Information about photographic prints, especially prints made in the pre-digital age, can also be found in contact sheets and film negatives. The Jim Wong-Chu fonds contain a large amount of these materials and I was fortunate enough to go through a box of them. One thing that can be said about archival materials is that they provide material evidence of the past and this box of negatives and contact sheets provided material evidence for some of the things I was learning about Pender East.

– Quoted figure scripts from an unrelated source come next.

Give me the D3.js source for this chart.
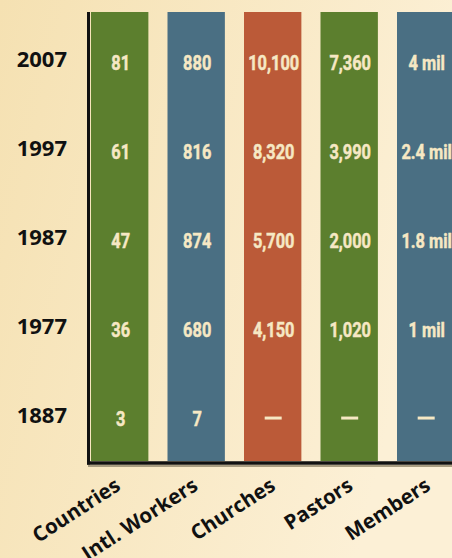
<!DOCTYPE html>
<html>
<head>
<meta charset="utf-8">
<script src="https://cdn.jsdelivr.net/npm/d3@7"></script>
<style>
  html, body { margin: 0; padding: 0; background: #f8e8c2; }
  svg { display: block; }
</style>
</head>
<body>
<svg></svg>
<script>
// table-like column chart: every column is full height, values shown as text
const categories = ["Countries", "Intl. Workers", "Churches", "Pastors", "Members"];
const years = ["2007", "1997", "1987", "1977", "1887"];
const colors = ["#5c7f2e", "#4a6f83", "#bb5a38", "#5c7f2e", "#4a6f83"];

// one array per column, in the order of years (null = no data, drawn as a dash)
const countries = ["81", "61", "47", "36", "3"];
const workers   = ["880", "816", "874", "680", "7"];
const churches  = ["10,100", "8,320", "5,700", "4,150", null];
const pastors   = ["7,360", "3,990", "2,000", "1,020", null];
const members   = ["4 mil", "2.4 mil", "1.8 mil", "1 mil", null];

const columns = [countries, workers, churches, pastors, members];

const width = 452;
const height = 558;
const chartLeft = 91, chartTop = 12, chartBottom = 461;

const svg = d3.select("svg")
    .attr("width", width)
    .attr("height", height);

// parchment-ish background
const defs = svg.append("defs");
const grad = defs.append("linearGradient")
    .attr("id", "bg")
    .attr("x1", 0).attr("y1", 0).attr("x2", 1).attr("y2", 0.3);
grad.append("stop").attr("offset", "0%").attr("stop-color", "#f5e1b2");
grad.append("stop").attr("offset", "100%").attr("stop-color", "#fcf0d6");

svg.append("rect")
    .attr("width", width)
    .attr("height", height)
    .attr("fill", "url(#bg)");

const x = d3.scaleBand()
    .domain(categories)
    .range([chartLeft, chartLeft + 76.5 * 4.75])
    .paddingInner(0.25)
    .paddingOuter(0);

// rows of the table
const y = d3.scaleBand()
    .domain(years)
    .range([14.5, 459]);

// columns
svg.selectAll("rect.col")
    .data(categories)
    .enter()
    .append("rect")
    .attr("class", "col")
    .attr("x", d => x(d))
    .attr("y", chartTop)
    .attr("width", x.bandwidth())
    .attr("height", chartBottom - chartTop)
    .attr("fill", (d, i) => colors[i]);

// cells
const cells = [];
categories.forEach((c, i) => {
    years.forEach((yr, j) => {
        cells.push({ cat: c, year: yr, value: columns[i][j] });
    });
});

svg.selectAll("text.val")
    .data(cells.filter(d => d.value !== null))
    .enter()
    .append("text")
    .attr("class", "val")
    .attr("transform", d => `translate(${x(d.cat) + x.bandwidth() / 2 + 1},${y(d.year) + y.bandwidth() / 2 + 11}) scale(0.78,1)`)
    .attr("text-anchor", "middle")
    .attr("font-family", "Roboto, sans-serif")
    .attr("font-weight", "bold")
    .attr("font-size", "21px")
    .attr("fill", "#f6e8c4")
    .attr("stroke", "#f6e8c4")
    .attr("stroke-width", 0.5)
    .text(d => d.value);

svg.selectAll("rect.dash")
    .data(cells.filter(d => d.value === null))
    .enter()
    .append("rect")
    .attr("class", "dash")
    .attr("x", d => x(d.cat) + x.bandwidth() / 2 - 8)
    .attr("y", d => y(d.year) + y.bandwidth() / 2 + 2)
    .attr("width", 17)
    .attr("height", 3)
    .attr("fill", "#f6e8c4");

// axes lines (left and bottom)
svg.append("line")
    .attr("x1", chartLeft - 3).attr("x2", width)
    .attr("y1", chartBottom + 5).attr("y2", chartBottom + 5)
    .attr("stroke", "#a89c80")
    .attr("stroke-width", 2);

svg.append("line")
    .attr("x1", chartLeft - 2.5).attr("x2", chartLeft - 2.5)
    .attr("y1", chartTop).attr("y2", chartBottom + 3.5)
    .attr("stroke", "#111")
    .attr("stroke-width", 3);

svg.append("line")
    .attr("x1", chartLeft - 4).attr("x2", width)
    .attr("y1", chartBottom + 2).attr("y2", chartBottom + 2)
    .attr("stroke", "#111")
    .attr("stroke-width", 3.5);

// year labels
svg.selectAll("text.year")
    .data(years)
    .enter()
    .append("text")
    .attr("class", "year")
    .attr("x", 67)
    .attr("y", d => y(d) + y.bandwidth() / 2 + 8)
    .attr("text-anchor", "end")
    .attr("font-family", "'Open Sans', sans-serif")
    .attr("font-weight", "bold")
    .attr("font-size", "22px")
    .attr("fill", "#111")
    .text(d => d);

// category labels, rotated
svg.selectAll("text.cat")
    .data(categories)
    .enter()
    .append("text")
    .attr("class", "cat")
    .attr("text-anchor", "end")
    .attr("transform", (d, i) => `translate(${x(d) + x.bandwidth() / 2 + 2 + i},${chartBottom + 28}) rotate(-33)`)
    .attr("font-family", "'Open Sans', sans-serif")
    .attr("font-weight", "bold")
    .attr("font-size", "20.5px")
    .attr("fill", "#111")
    .text(d => d);
</script>
</body>
</html>
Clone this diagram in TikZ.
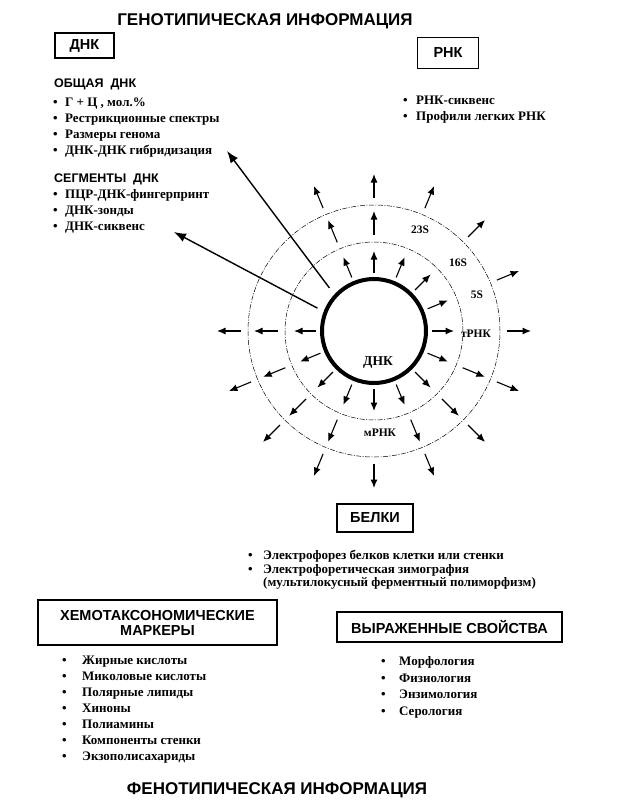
\documentclass[tikz,border=0pt]{standalone}
\usepackage{fontspec}
\setmainfont{Liberation Serif}
\setsansfont{Liberation Sans}
\usetikzlibrary{arrows.meta,calc}
\newcommand{\bl}[1]{\makebox[#1][l]{\textbullet}}
\begin{document}
\begin{tikzpicture}[x=1pt,y=-1pt,
  hd/.style={font=\sffamily\bfseries\fontsize{12.5}{14}\selectfont, anchor=west, inner sep=0, text height=9pt, text depth=0pt},
  itm/.style={font=\bfseries\fontsize{13}{15}\selectfont, anchor=west, inner sep=0, text height=8pt, text depth=2pt},
  bx/.style={draw, line width=1.6pt, inner sep=0, font=\sffamily\bfseries\fontsize{14.5}{17}\selectfont, align=center},
  ttl/.style={font=\sffamily\bfseries\fontsize{17}{20}\selectfont, inner sep=0},
  ring/.style={line width=0.5pt, dash pattern=on 5pt off 1.5pt on 1pt off 1.5pt},
  sar/.style={line width=1.1pt, -{Latex[length=8.5pt,width=7pt]}},
  bar/.style={line width=1.4pt, -{Latex[length=12pt,width=9pt]}},
  lbl/.style={font=\bfseries\fontsize{11.5}{13}\selectfont, inner sep=0}
]
\useasboundingbox (0,0) rectangle (636,812);

% titles
\node[ttl] (tgen) at (265,21) {ГЕНОТИПИЧЕСКАЯ ИНФОРМАЦИЯ};
\node[ttl] (tfen) at (277,790) {ФЕНОТИПИЧЕСКАЯ ИНФОРМАЦИЯ};

% DNA block
\node[bx, minimum width=59pt, minimum height=25pt] (bdna) at (84.5,45.5) {ДНК};
\node[hd] (hobs) at (54,83) {ОБЩАЯ\ \ ДНК};
\node[itm] (d1) at (53,103) {\bl{12pt}Г + Ц , мол.\%};
\node[itm] (d2) at (53,119) {\bl{12pt}Рестрикционные спектры};
\node[itm] (d3) at (53,135) {\bl{12pt}Размеры генома};
\node[itm] (d4) at (53,151) {\bl{12pt}ДНК-ДНК гибридизация};
\node[hd] (hseg) at (54,178) {СЕГМЕНТЫ\ \ ДНК};
\node[itm] (s1) at (53,195) {\bl{12pt}ПЦР-ДНК-фингерпринт};
\node[itm] (s2) at (53,211) {\bl{12pt}ДНК-зонды};
\node[itm] (s3) at (53,227) {\bl{12pt}ДНК-сиквенс};

% RNA block
\node[bx, minimum width=61pt, minimum height=31pt] (brna) at (448,53) {РНК};
\node[itm] (r1) at (403,101) {\bl{13pt}РНК-сиквенс};
\node[itm] (r2) at (403,117) {\bl{13pt}Профили легких РНК};

% proteins
\node[bx, minimum width=76pt, minimum height=28pt] (bprot) at (375,518) {БЕЛКИ};
\node[itm] (p1) at (248,556) {\bl{15pt}Электрофорез белков клетки или стенки};
\node[itm] (p2) at (248,570) {\bl{15pt}Электрофоретическая зимография};
\node[itm] (p3) at (263,583) {(мультилокусный ферментный полиморфизм)};

% chemotaxonomic
\node[bx, minimum width=239pt, minimum height=45pt] (bchem) at (157.5,622.5) {ХЕМОТАКСОНОМИЧЕСКИЕ\\[-2pt]МАРКЕРЫ};
\node[itm] (c1) at (62,661) {\bl{20pt}Жирные кислоты};
\node[itm] (c2) at (62,677) {\bl{20pt}Миколовые кислоты};
\node[itm] (c3) at (62,693) {\bl{20pt}Полярные липиды};
\node[itm] (c4) at (62,709) {\bl{20pt}Хиноны};
\node[itm] (c5) at (62,725) {\bl{20pt}Полиамины};
\node[itm] (c6) at (62,741) {\bl{20pt}Компоненты стенки};
\node[itm] (c7) at (62,757) {\bl{20pt}Экзополисахариды};

% expressed properties
\node[bx, minimum width=225pt, minimum height=30pt] (bexp) at (449.5,627) {ВЫРАЖЕННЫЕ СВОЙСТВА};
\node[itm] (e1) at (381,662) {\bl{18pt}Морфология};
\node[itm] (e2) at (381,679) {\bl{18pt}Физиология};
\node[itm] (e3) at (381,695) {\bl{18pt}Энзимология};
\node[itm] (e4) at (381,712) {\bl{18pt}Серология};

% central circle
\coordinate (c) at (374,331);
\node[draw, circle, line width=4pt, minimum size=104pt, inner sep=0] (dna) at (c) {};
\draw[ring] (c) circle (89pt);
\draw[ring] (c) circle (126pt);

\foreach \a in {0,22.5,45,67.5,90,112.5,180,202.5,225,247.5,270,292.5,315,337.5}
  \draw[sar] ($(c)+(-\a:58)$) -- ($(c)+(-\a:80)$);
\foreach \a in {90,112.5,180,202.5,225,247.5,292.5,315,337.5}
  \draw[sar] ($(c)+(-\a:96)$) -- ($(c)+(-\a:120)$);
\foreach \a in {0,22.5,45,67.5,90,112.5,180,202.5,225,247.5,270,292.5,315,337.5}
  \draw[sar] ($(c)+(-\a:133)$) -- ($(c)+(-\a:157)$);

% big arrows
\coordinate (h1) at (227,151);
\coordinate (h2) at (174,232);
\draw[bar] ($(c)+(-136:62)$) -- (h1);
\draw[bar] ($(c)+(-158:61)$) -- (h2);

% ring labels
\node[lbl] (l23) at (420,230) {23S};
\node[lbl] (l16) at (458,263) {16S};
\node[lbl] (l5) at (477,295) {5S};
\node[lbl] (lt) at (476,334) {тРНК};
\node[lbl] (lm) at (380,433) {мРНК};
\node[lbl, font=\bfseries\fontsize{13.5}{15}\selectfont] (ldna) at (378,363) {ДНК};
\end{tikzpicture}
\end{document}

By looking at these materials, I was hoping to find some of the photographs in Pender East within these contact sheets. Contact sheets are helpful documents of a photographer’s practice because they show single rolls of film on one piece of photographic paper. We can then assume that all the photographs on one contact sheet were photographed in close proximity to each other. For example, I found the following photograph of a man standing in front of an election campaign headquarters in one of Wong-Chu’s contact sheets (RBSC-ARC-1710-PH-2740).

 

 

I also discovered that this specific contact sheet contained a majority of images that were included in Pender East. By looking closely at the photographs, and from what interviewees told me, I was also able to figure out where some of these photographs were taken. The above photograph was taken at 107 East Pender Street (seen in the photograph), while a photograph of three men posing on the street that appears later on the contact sheet was taken in the 200 block of East Pender, a known commercial hub of Vancouver’s Chinatown at the time (as identified by interviewees). This material evidence of Jim Wong-Chu’s photography and his photographic practice corroborated what I had been told in interviews, that he spent many days walking through Chinatown, up and down East Pender Street, and photographing.

 

Jim Wong-Chu, [Two unidentified men and Charles Mow] from Pender East, [after 1975] (RBSC-ARC-1710-31-14, Jim Wong-Chu fonds, box 41)

 

Another striking image in Pender East appears halfway through the album. It is a close-up of a poster of Mao Zedong, leader of the People’s Republic of China, torn at the eyes, pasted onto a street pole in Chinatown. Through my research, I also discovered this image corroborated another story related about the Chinese Canadian community. In a video recording of a poetry reading Jim Wong-Chu did at the Roedde House Museum, he discusses the story behind this photograph. After Mao died in 1976, supporters of the People’s Republic of China put up posters depicting him around Vancouver’s Chinatown. Soon after, supporters of the opposing Kuomintang government (The Chinese Nationalist Party, based in Taiwan, who claimed to be the rightful rulers of China) tore up the posters and Wong-Chu photographed the results. Wong-Chu also decided to use this photograph on the cover of the first edition of his poetry book Chinatown Ghosts, which he said drew the ire of both camps. In his fonds, I found a contact sheet containing the image in question, plus photographs of other torn Mao posters throughout Chinatown (RBSC-ARC-1710-PH-2766). Again, his contact sheets acted as material evidence of Chinese Canadian history and, alongside Wong-Chu’s own story, gave me insight into another side of the community that I would not have known from Pender East itself.

 

 

By the end of my research, I had made many more discoveries about the Chinese Canadian community and Vancouver’s Chinatown in the 1970s, too many to be fully listed here. Of course there are many more to be made and I hope my work so far can act as a stepping stone into more research for one of the most accessed collections at RBSC. I feel privileged to have been given the opportunity to work on Pender East, learning more about Chinese Canadian history and Vancouver’s Chinatown and helping stoke some old memories.

(Through all my scrutiny of the photographs in Pender East, from my interviews and other archival photographs of Vancouver’s Chinatown, I also created a Google “My Maps,” pinpointing some of the locations where Wong-Chu’s photographs were taken.)